- SUPPLIED MATERIAL -
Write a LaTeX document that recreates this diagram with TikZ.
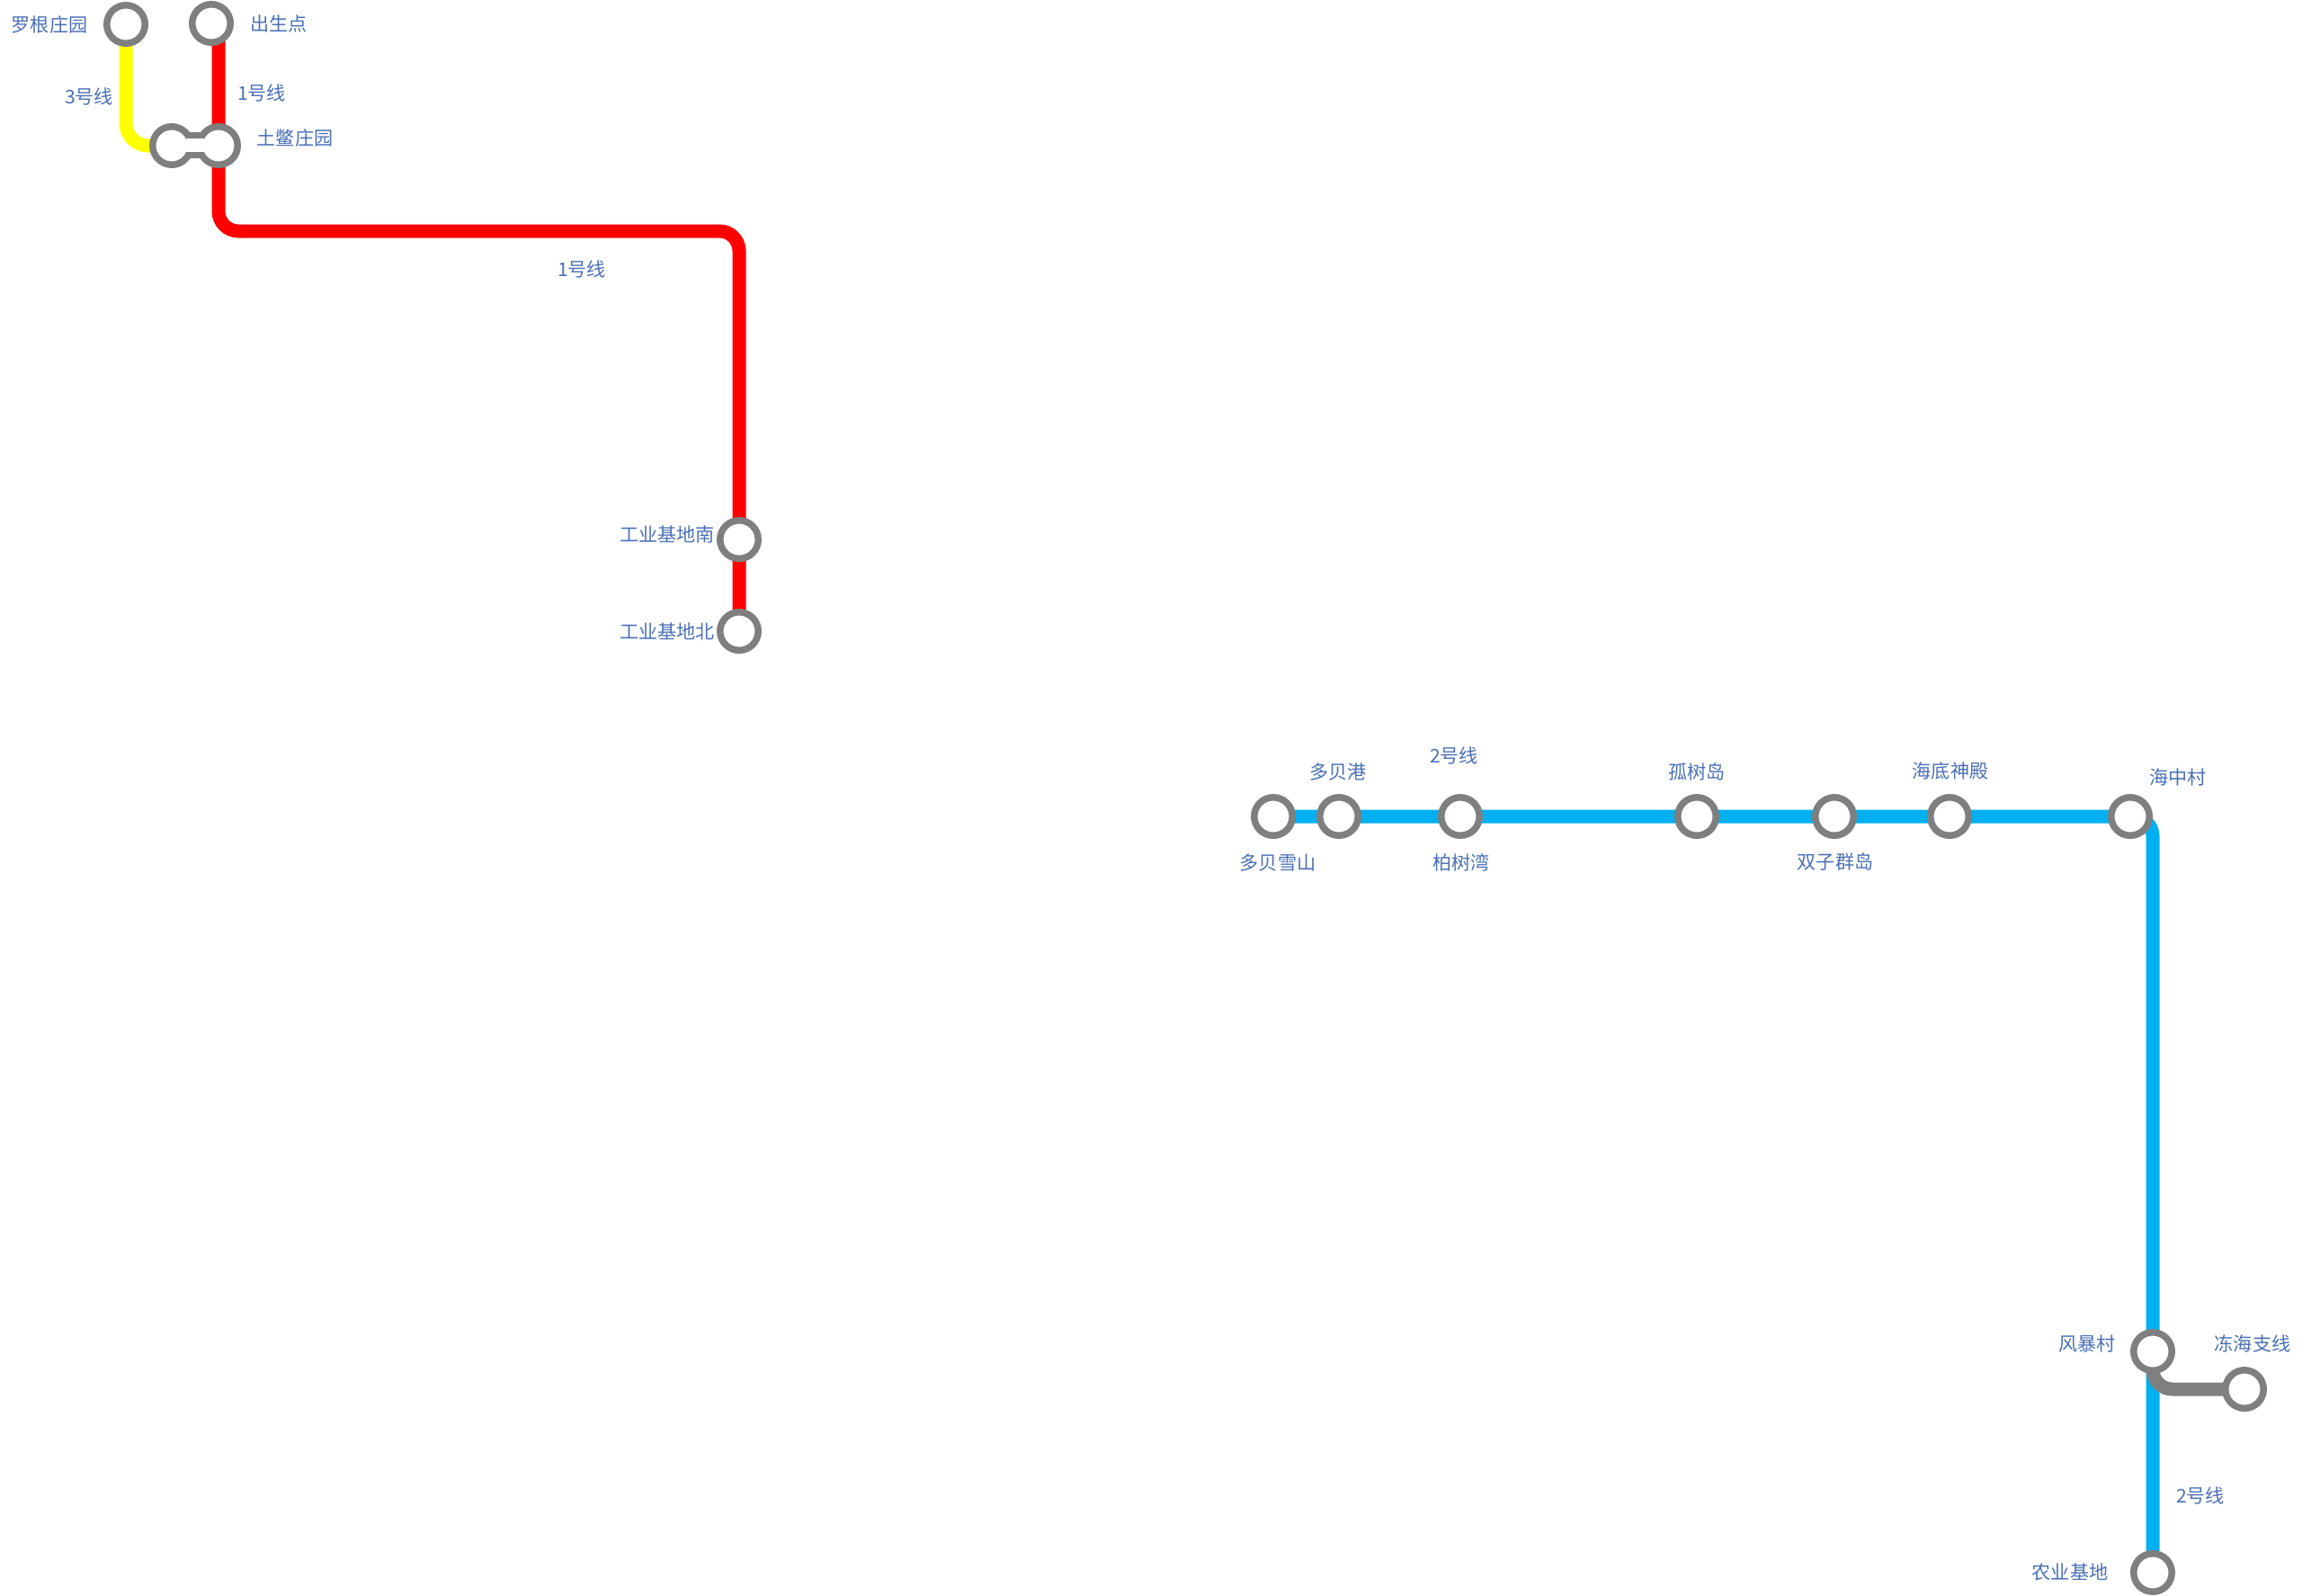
\documentclass[tikz,border=0pt]{standalone}
\usepackage{fontspec}
\setmainfont{Noto Sans CJK SC}
\usetikzlibrary{backgrounds}
\definecolor{lineRed}{HTML}{FF0000}
\definecolor{lineYellow}{HTML}{FFFF00}
\definecolor{lineBlue}{HTML}{00B0F0}
\definecolor{ringGray}{HTML}{7F7F7F}
\definecolor{labelBlue}{HTML}{4A70B5}
\tikzset{
  station/.style={circle,draw=ringGray,fill=white,line width=0.075cm,minimum size=0.425cm,inner sep=0pt},
  neck/.style={fill=white,minimum width=0.20cm,minimum height=0.22cm,inner sep=0pt,outer sep=0pt},
  neckline/.style={draw=ringGray,line width=0.07cm},
  metro/.style={line width=0.15cm,rounded corners=0.22cm},
  lbl/.style={text=labelBlue,font=\fontsize{6pt}{7pt}\selectfont,inner sep=0pt}
}
\begin{document}
\begin{tikzpicture}[y=-1cm]
  \useasboundingbox (0,0) rectangle (25.6,17.74);

  \node[station] (LG)  at (1.40,0.27)   {};
  \node[station] (CS)  at (2.35,0.26)   {};
  \node[station] (TBL) at (1.91,1.62)   {};
  \node[station] (TBR) at (2.43,1.62)   {};
  \node[neck]    (TBN) at (2.17,1.615)  {};
  \node[station] (GN)  at (8.22,6.00)   {};
  \node[station] (GB)  at (8.22,7.02)   {};
  \coordinate    (RT)  at (8.22,2.57);

  \node[station] (DX)  at (14.16,9.08)  {};
  \node[station] (DG)  at (14.89,9.08)  {};
  \node[station] (BS)  at (16.24,9.08)  {};
  \node[station] (GS)  at (18.87,9.08)  {};
  \node[station] (SZ)  at (20.40,9.08)  {};
  \node[station] (HD)  at (21.68,9.08)  {};
  \node[station] (HZ)  at (23.69,9.08)  {};
  \node[station] (FB)  at (23.94,15.03) {};
  \node[station] (NY)  at (23.94,17.49) {};
  \node[station] (DH)  at (24.96,15.45) {};

  \draw[neckline] (TBN.north west) -- (TBN.north east);
  \draw[neckline] (TBN.south west) -- (TBN.south east);

  \begin{scope}[on background layer]
    \draw[metro,lineYellow,rounded corners=0.25cm] (LG.center) |- (TBL.center);
    \draw[metro,lineRed] (CS.center -| TBR.center) -- (TBR.center) |- (RT) -- (GB.center);
    \draw[metro,lineBlue] (DX.center) -- (HZ.center) -| (NY.center);
    \draw[metro,ringGray] (FB.center) |- (DH.center);
  \end{scope}

  \node[lbl] (LGt) at (0.55,0.27)   {罗根庄园};
  \node[lbl] (CSt) at (3.10,0.26)   {出生点};
  \node[lbl] (L3t) at (0.99,1.07)   {3号线};
  \node[lbl] (L1a) at (2.91,1.03)   {1号线};
  \node[lbl] (TBt) at (3.28,1.53)   {土鳖庄园};
  \node[lbl] (L1b) at (6.47,2.99)   {1号线};
  \node[lbl] (GNt) at (7.42,5.94)   {工业基地南};
  \node[lbl] (GBt) at (7.42,7.02)   {工业基地北};

  \node[lbl] (DXt) at (14.21,9.59)  {多贝雪山};
  \node[lbl] (DGt) at (14.88,8.58)  {多贝港};
  \node[lbl] (L2a) at (16.17,8.40)  {2号线};
  \node[lbl] (BSt) at (16.25,9.59)  {柏树湾};
  \node[lbl] (GSt) at (18.87,8.58)  {孤树岛};
  \node[lbl] (SZt) at (20.41,9.58)  {双子群岛};
  \node[lbl] (HDt) at (21.69,8.57)  {海底神殿};
  \node[lbl] (HZt) at (24.22,8.64)  {海中村};
  \node[lbl] (FBt) at (23.21,14.94) {风暴村};
  \node[lbl] (DHt) at (25.05,14.94) {冻海支线};
  \node[lbl] (L2b) at (24.47,16.63) {2号线};
  \node[lbl] (NYt) at (23.02,17.48) {农业基地};
\end{tikzpicture}
\end{document}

- GIVEN TASK -
Take the material above from its first line through the line holding "(0,0) rectangle (25.6,17.74);" and set it down exactly, without the pictures.

- RESULT OF THIS EXERCISE -
Write a LaTeX document that recreates this diagram with TikZ.
\documentclass[tikz,border=0pt]{standalone}
\usepackage{fontspec}
\setmainfont{Noto Sans CJK SC}
\usetikzlibrary{backgrounds}
\definecolor{lineRed}{HTML}{FF0000}
\definecolor{lineYellow}{HTML}{FFFF00}
\definecolor{lineBlue}{HTML}{00B0F0}
\definecolor{ringGray}{HTML}{7F7F7F}
\definecolor{labelBlue}{HTML}{4A70B5}
\tikzset{
  station/.style={circle,draw=ringGray,fill=white,line width=0.075cm,minimum size=0.425cm,inner sep=0pt},
  neck/.style={fill=white,minimum width=0.20cm,minimum height=0.22cm,inner sep=0pt,outer sep=0pt},
  neckline/.style={draw=ringGray,line width=0.07cm},
  metro/.style={line width=0.15cm,rounded corners=0.22cm},
  lbl/.style={text=labelBlue,font=\fontsize{6pt}{7pt}\selectfont,inner sep=0pt}
}
\begin{document}
\begin{tikzpicture}[y=-1cm]
  \useasboundingbox (0,0) rectangle (25.6,17.74);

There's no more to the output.